#### [Stated problem]
Find the lines holding the string "with" in the data, then copy all of them.

Plotting code records:
════════════════
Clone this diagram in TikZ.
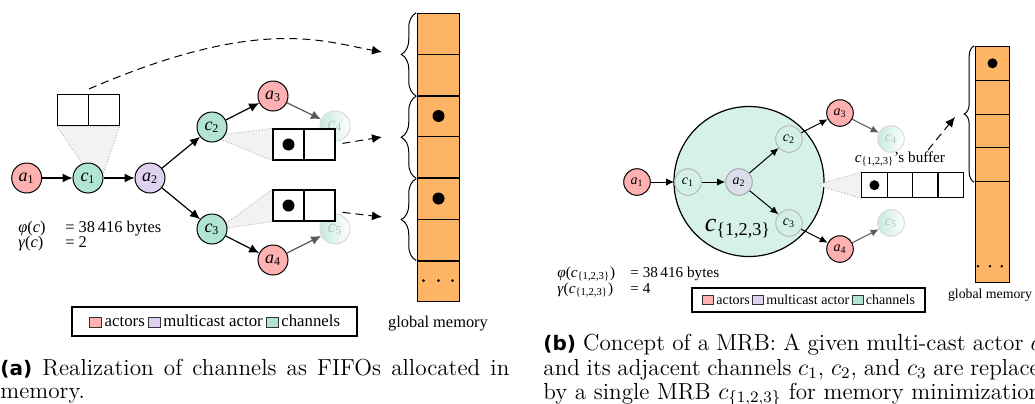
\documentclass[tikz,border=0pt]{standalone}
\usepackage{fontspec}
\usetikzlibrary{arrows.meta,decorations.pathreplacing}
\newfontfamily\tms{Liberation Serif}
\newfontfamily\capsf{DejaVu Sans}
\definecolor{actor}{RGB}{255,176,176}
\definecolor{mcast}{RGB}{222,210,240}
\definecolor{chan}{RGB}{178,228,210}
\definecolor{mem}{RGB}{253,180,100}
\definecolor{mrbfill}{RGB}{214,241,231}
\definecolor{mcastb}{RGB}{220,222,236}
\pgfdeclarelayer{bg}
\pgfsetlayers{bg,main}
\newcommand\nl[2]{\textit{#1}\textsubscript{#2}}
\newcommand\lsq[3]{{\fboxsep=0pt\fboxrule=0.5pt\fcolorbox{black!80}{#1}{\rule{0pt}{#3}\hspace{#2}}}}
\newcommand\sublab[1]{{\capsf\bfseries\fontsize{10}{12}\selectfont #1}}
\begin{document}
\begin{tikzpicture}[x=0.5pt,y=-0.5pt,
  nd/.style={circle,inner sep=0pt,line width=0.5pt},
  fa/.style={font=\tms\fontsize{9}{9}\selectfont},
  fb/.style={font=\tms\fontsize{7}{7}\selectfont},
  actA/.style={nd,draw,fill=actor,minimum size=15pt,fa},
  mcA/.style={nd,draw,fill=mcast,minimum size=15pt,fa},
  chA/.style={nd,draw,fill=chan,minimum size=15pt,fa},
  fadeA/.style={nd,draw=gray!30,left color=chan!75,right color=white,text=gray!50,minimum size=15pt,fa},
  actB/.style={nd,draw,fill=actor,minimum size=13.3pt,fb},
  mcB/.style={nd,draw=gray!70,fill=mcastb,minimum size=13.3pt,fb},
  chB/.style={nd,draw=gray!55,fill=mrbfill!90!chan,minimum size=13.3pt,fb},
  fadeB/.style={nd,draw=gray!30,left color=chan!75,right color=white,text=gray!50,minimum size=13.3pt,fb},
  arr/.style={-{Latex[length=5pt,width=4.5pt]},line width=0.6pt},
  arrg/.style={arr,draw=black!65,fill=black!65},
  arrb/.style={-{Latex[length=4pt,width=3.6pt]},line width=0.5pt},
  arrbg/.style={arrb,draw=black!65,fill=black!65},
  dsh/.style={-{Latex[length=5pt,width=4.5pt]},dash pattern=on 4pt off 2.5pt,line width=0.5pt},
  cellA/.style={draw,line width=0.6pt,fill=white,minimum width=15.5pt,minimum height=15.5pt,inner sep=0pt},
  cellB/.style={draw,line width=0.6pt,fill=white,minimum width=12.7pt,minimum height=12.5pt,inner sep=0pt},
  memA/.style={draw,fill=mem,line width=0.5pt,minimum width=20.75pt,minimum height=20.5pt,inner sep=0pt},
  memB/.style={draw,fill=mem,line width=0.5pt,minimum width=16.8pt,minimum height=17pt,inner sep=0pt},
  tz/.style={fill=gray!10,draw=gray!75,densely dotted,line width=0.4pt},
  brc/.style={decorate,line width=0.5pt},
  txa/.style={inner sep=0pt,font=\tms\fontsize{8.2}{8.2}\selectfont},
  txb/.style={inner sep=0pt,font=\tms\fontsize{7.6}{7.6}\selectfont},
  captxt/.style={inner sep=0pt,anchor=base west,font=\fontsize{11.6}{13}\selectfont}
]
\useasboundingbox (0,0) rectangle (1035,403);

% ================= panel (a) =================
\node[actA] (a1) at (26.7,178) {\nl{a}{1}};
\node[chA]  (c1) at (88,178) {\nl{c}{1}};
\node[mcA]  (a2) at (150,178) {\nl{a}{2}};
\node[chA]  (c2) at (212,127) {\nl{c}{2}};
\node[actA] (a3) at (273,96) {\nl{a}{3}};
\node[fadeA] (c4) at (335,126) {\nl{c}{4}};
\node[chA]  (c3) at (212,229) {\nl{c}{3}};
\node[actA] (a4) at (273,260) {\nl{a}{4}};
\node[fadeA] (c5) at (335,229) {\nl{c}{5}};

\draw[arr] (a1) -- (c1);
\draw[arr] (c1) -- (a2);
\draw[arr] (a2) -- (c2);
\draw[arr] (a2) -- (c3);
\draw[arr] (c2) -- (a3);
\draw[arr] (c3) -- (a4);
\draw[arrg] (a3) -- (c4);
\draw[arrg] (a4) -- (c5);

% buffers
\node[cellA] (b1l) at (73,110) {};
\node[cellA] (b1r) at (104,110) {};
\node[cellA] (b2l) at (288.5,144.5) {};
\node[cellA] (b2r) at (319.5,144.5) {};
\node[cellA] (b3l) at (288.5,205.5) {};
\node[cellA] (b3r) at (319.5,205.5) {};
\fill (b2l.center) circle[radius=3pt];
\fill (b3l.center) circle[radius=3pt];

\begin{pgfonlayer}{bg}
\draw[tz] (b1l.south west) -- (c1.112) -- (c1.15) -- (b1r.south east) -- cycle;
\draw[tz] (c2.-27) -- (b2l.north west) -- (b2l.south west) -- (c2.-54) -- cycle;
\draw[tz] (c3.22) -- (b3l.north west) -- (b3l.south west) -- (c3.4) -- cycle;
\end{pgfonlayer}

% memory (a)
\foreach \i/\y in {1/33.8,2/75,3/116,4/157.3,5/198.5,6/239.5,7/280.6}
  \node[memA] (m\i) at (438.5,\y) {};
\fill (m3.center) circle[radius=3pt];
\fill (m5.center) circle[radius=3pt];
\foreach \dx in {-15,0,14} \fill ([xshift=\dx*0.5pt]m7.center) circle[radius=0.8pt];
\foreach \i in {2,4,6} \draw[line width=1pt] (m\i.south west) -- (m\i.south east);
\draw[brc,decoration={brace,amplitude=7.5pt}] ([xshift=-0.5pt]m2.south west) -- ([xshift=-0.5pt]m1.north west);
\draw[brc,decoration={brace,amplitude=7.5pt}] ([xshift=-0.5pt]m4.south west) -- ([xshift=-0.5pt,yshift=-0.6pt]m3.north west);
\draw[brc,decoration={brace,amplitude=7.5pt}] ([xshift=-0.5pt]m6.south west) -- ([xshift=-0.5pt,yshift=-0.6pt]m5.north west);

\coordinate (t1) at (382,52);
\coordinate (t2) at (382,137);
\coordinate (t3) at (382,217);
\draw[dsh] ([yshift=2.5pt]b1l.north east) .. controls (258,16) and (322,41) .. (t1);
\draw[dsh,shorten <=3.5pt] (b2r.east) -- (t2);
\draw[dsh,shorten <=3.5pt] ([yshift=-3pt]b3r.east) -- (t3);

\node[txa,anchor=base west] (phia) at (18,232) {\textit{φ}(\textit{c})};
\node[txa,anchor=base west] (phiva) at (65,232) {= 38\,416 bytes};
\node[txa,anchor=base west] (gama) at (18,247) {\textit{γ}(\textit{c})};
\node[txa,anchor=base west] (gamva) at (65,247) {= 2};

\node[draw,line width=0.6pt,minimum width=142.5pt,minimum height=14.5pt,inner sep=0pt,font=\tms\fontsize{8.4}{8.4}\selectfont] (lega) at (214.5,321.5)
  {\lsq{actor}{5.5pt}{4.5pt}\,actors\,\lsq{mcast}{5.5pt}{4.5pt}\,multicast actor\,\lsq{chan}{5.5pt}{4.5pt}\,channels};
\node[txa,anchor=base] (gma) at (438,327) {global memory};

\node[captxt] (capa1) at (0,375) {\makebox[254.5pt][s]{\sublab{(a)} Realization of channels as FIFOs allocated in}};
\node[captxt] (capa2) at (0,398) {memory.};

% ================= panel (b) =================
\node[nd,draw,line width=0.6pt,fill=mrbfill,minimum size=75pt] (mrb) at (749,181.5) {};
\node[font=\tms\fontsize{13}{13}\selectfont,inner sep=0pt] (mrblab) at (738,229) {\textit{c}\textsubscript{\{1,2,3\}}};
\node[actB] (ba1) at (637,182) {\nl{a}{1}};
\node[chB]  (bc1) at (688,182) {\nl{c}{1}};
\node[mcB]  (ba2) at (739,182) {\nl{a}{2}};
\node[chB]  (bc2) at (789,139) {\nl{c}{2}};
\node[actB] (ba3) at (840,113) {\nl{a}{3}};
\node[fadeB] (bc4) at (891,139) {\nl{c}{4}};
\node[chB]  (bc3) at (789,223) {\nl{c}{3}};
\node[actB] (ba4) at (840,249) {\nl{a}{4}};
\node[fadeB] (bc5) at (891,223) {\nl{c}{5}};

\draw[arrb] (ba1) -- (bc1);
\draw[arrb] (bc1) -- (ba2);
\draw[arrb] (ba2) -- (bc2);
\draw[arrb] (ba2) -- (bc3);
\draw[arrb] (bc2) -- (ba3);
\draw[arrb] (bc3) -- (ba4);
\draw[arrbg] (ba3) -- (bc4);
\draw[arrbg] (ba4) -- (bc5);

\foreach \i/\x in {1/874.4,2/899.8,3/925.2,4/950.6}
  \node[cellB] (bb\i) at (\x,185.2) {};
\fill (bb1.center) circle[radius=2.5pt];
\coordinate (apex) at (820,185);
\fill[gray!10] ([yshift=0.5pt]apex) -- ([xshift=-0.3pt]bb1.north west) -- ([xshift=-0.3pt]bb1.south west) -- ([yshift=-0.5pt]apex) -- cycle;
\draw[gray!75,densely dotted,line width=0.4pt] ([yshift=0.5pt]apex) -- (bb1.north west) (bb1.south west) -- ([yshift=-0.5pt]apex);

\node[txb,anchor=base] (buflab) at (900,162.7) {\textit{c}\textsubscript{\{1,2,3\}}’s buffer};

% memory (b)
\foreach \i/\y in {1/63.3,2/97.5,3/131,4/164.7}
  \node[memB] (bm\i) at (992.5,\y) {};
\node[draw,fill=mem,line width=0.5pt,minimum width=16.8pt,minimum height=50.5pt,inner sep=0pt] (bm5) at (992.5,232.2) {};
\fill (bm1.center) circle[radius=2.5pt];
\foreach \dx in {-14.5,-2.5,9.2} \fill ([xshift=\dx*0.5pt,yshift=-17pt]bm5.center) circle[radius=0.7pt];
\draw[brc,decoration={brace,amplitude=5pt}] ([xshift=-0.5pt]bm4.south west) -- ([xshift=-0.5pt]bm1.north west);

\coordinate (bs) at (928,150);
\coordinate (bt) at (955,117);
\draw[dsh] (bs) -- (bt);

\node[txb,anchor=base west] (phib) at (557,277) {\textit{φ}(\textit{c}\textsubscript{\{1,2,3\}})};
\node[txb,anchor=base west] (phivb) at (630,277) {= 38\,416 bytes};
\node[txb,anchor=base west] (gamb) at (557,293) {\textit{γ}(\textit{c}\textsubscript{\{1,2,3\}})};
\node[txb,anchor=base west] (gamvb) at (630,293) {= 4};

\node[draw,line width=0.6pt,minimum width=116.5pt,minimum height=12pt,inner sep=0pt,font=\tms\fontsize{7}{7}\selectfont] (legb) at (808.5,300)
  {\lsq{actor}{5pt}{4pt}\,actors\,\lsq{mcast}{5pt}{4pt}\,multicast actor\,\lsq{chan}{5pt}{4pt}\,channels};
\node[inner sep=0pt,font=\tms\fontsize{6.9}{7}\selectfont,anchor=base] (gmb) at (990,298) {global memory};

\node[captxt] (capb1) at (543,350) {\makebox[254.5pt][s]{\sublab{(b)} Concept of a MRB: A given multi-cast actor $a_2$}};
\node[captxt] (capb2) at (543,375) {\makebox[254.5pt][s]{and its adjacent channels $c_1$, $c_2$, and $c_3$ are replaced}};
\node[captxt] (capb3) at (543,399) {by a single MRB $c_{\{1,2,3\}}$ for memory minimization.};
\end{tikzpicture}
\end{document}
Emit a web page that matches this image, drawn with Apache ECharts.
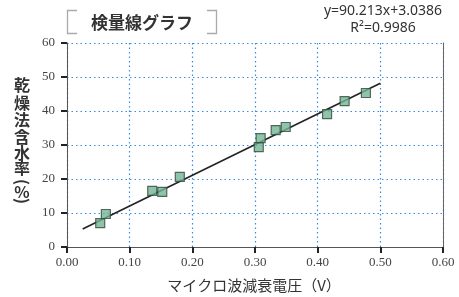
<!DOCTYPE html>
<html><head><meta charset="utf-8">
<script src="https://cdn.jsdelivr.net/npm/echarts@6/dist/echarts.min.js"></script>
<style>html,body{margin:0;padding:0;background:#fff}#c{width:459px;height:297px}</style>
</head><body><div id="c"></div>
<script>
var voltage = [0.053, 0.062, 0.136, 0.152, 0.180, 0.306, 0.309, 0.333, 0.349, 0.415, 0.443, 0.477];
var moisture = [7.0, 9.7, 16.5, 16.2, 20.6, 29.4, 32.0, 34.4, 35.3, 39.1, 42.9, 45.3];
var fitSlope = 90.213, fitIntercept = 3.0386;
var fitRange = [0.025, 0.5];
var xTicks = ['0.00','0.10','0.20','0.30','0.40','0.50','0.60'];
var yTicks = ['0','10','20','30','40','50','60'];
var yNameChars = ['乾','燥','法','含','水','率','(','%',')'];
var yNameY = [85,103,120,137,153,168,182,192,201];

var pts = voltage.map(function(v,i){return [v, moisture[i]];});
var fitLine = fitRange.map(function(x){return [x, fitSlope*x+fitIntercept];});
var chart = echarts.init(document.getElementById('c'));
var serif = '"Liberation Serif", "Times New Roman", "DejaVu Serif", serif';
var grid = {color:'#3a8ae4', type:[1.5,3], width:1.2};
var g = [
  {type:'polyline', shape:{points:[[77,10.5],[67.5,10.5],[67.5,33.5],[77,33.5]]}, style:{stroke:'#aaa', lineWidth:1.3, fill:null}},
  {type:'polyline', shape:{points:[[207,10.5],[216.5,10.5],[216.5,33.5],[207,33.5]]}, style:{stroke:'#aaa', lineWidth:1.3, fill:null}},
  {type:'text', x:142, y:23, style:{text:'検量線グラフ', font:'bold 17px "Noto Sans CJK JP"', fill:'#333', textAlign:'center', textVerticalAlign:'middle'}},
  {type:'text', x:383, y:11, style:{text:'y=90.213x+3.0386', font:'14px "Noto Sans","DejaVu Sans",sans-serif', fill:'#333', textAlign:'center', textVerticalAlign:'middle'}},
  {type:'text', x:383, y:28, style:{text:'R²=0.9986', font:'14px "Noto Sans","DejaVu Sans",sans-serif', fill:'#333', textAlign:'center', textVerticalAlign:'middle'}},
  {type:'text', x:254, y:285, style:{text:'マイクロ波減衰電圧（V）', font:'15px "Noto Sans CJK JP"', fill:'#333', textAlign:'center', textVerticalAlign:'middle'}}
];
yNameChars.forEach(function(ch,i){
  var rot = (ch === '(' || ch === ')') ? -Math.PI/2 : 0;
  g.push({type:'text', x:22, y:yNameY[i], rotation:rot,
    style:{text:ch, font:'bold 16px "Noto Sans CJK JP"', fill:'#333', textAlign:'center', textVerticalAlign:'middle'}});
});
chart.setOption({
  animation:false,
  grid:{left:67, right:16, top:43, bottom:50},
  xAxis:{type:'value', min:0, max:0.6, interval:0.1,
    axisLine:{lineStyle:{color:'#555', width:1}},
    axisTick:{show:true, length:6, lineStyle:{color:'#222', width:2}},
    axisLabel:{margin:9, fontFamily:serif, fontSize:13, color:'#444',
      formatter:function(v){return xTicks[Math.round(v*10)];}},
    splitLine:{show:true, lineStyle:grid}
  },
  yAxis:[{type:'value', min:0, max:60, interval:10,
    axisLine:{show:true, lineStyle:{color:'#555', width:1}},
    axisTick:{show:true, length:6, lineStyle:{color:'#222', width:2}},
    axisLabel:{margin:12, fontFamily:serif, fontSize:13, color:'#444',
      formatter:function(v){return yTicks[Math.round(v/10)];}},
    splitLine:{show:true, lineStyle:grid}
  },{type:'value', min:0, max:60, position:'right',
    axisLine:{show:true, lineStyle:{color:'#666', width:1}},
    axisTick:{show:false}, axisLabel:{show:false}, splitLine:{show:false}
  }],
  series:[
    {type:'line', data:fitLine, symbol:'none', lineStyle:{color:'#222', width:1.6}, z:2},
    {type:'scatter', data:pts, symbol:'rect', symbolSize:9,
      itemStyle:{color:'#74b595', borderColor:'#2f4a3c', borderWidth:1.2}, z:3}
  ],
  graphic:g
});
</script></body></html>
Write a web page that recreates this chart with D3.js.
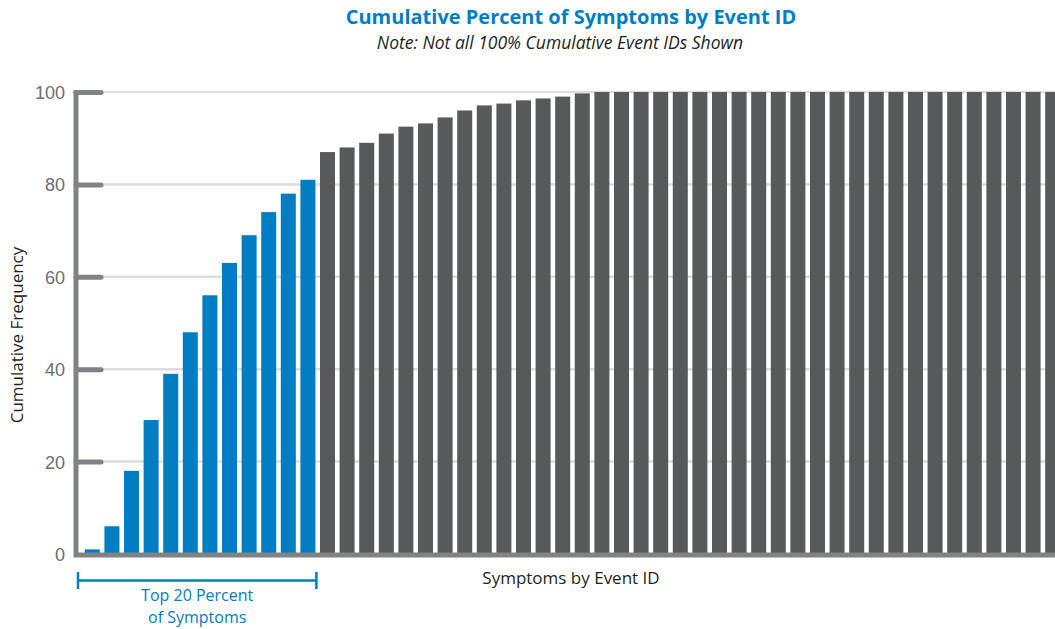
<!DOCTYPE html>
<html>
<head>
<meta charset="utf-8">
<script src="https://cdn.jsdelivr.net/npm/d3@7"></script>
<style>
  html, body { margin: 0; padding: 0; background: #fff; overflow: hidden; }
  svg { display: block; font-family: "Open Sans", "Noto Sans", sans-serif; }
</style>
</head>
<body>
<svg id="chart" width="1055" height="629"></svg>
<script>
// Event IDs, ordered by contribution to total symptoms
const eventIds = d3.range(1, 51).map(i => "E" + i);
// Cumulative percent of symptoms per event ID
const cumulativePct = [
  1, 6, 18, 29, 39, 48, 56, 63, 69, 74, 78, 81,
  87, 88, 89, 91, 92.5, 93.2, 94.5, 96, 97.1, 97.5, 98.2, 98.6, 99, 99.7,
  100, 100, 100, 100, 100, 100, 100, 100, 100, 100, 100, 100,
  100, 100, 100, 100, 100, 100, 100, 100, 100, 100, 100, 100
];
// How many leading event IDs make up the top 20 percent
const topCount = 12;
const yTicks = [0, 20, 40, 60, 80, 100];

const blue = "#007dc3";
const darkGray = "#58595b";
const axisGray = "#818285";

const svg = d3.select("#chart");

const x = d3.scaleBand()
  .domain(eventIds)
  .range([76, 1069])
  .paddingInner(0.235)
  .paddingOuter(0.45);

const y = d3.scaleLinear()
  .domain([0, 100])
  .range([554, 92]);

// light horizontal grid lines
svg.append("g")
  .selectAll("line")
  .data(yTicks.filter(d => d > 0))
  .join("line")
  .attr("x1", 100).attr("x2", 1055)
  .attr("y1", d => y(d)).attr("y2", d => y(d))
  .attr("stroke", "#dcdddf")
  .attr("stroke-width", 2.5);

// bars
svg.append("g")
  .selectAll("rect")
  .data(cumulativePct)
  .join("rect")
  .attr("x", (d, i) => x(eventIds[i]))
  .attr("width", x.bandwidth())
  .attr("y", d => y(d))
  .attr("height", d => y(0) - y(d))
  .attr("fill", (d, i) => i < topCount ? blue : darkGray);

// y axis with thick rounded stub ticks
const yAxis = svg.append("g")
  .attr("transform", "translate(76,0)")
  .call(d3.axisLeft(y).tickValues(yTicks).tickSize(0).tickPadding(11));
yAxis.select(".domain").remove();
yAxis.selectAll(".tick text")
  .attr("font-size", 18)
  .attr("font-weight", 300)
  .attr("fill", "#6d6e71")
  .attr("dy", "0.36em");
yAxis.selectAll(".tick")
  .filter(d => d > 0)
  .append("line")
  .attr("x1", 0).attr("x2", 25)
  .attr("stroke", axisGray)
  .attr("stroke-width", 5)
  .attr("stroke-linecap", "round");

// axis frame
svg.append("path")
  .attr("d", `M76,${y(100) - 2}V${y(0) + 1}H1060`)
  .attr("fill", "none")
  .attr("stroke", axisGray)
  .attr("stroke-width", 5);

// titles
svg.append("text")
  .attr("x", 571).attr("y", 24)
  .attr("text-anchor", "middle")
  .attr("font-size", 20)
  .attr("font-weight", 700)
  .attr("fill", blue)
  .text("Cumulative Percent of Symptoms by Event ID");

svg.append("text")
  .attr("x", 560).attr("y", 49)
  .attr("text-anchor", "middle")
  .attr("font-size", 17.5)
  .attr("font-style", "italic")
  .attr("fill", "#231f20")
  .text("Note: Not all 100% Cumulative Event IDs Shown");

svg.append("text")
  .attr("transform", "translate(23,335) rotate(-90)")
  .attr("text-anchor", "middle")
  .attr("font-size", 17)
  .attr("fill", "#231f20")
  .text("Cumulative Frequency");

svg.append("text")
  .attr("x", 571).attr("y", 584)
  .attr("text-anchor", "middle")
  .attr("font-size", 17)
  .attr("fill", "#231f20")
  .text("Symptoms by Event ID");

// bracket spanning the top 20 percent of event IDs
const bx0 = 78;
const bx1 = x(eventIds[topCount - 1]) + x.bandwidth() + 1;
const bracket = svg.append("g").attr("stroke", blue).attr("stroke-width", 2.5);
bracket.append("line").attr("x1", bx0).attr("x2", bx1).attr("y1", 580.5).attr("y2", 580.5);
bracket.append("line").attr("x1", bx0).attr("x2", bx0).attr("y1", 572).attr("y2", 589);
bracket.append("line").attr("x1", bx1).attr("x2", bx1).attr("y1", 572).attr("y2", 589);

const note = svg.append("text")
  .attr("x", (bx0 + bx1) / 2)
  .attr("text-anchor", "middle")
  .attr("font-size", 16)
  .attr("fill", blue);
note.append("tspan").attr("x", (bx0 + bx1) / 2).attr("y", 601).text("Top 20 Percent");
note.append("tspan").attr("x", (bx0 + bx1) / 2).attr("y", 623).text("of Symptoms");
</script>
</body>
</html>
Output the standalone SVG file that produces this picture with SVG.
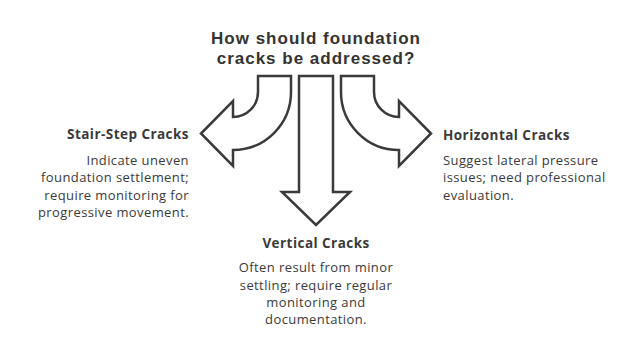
════════════════
#### [Task output]
Emit a web page that matches this image, drawn with Apache ECharts.
Write a web page that recreates this chart with D3.js.
// y axis with thick rounded stub ticks
Output the standalone SVG file that produces this picture with SVG.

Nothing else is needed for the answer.